Another strong possibility exists based on America's professional sports franchise history.

The team could steadily be moving toward a sale.

It has long been said — minus public decrees from the family but with some understanding of their tastes — that the Tigers were Mike's baby all the way. His wife, Marian, we have come to know, even from Mike's playful quotes, was not viewed as having the same appetite or patience for issuing big baseball contracts.

Mike's son, Chris, who oversees the multi-faceted Ilitch Holdings, has also been said to be less enamored of the Tigers and perhaps more accepting of Ilitch's other team, the Red Wings, which now operates in a league with a salary cap that makes a pure businessman more tolerant of costs as jarring as players' paychecks.

The question is what happens post-Mike, which is relevant when an owner happens to be 85 and to our knowledge hasn't been granted the gift of immortality.

This is where it is more than fair, and in fact necessary, to wonder if the Tigers will end up in another person's or entity's hands once Mike has passed on.

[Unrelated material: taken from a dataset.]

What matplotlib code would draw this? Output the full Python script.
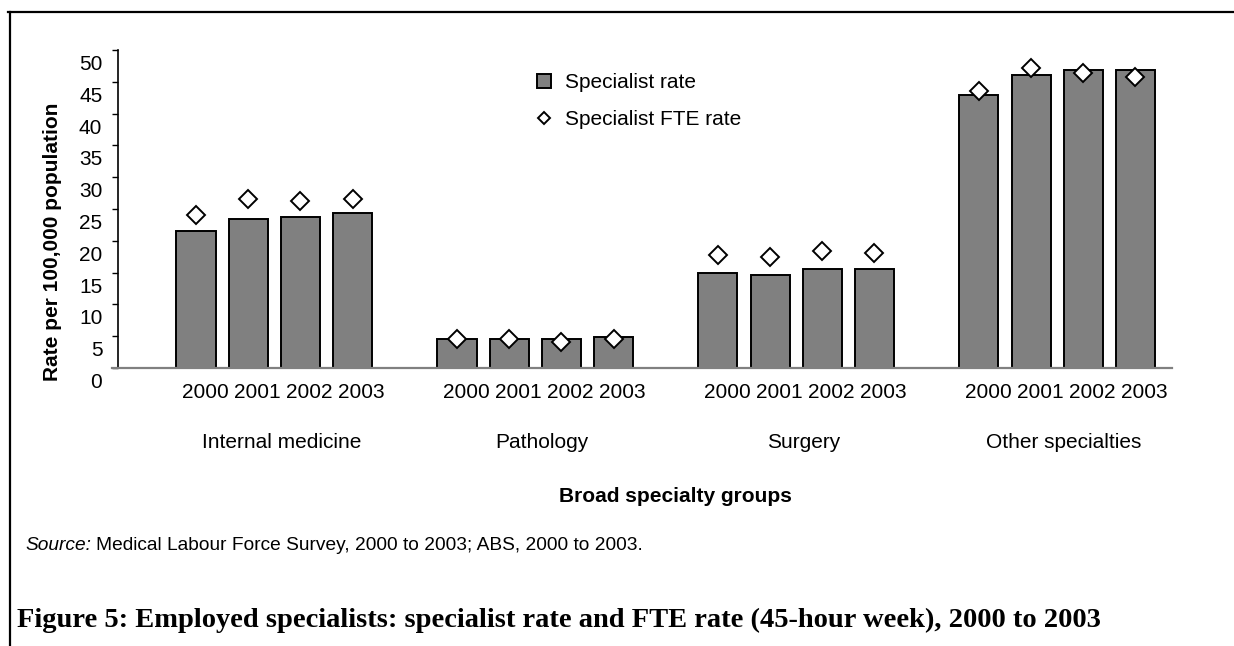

This is a question that can be asked minus cynicism as a team rolls up huge paydays that now extend into the next decade.

What you can appreciate, from the Ilitches' point of view, is that a franchise for which they paid $82 million could today sell for something at or approaching $1 billion. That's not a bad return on their initial pledge, even if a new ballpark and an annual payroll of $150 million-plus classifies as serious overhead.

As an example of what the Ilitches might be looking at in a few years, imagine the Tigers are quietly placed on the block. Imagine that a well-heeled buyer (wink-wink Dan Gilbert), not especially bothered by a $1 billion sales price or a half-billion in future payday responsibilities, decides to buy the team.

It's reasonable to assume the salary elephant is simply part of a deal a new owner will view as a sales reality. As a figure that, in short time, will be viewed as inconsequential as all past money milestones have come to be known in professional sports. As ancient economic history.

What would happen, then, to a Tigers team defined during the past decade by Ilitch's investments and Dave Dombrowski's front-office stewardship is impossible to gauge. A personal belief, if the script calls for selling the team, is that much would change, probably beginning with the front office, which has been wedded to Ilitch and to his ways and philosophies.

That's getting ahead of the story, for sure. But not recklessly, not when an owner, his age, and a team's astoundingly liberal payroll are today viewed with as much curiosity as fascination.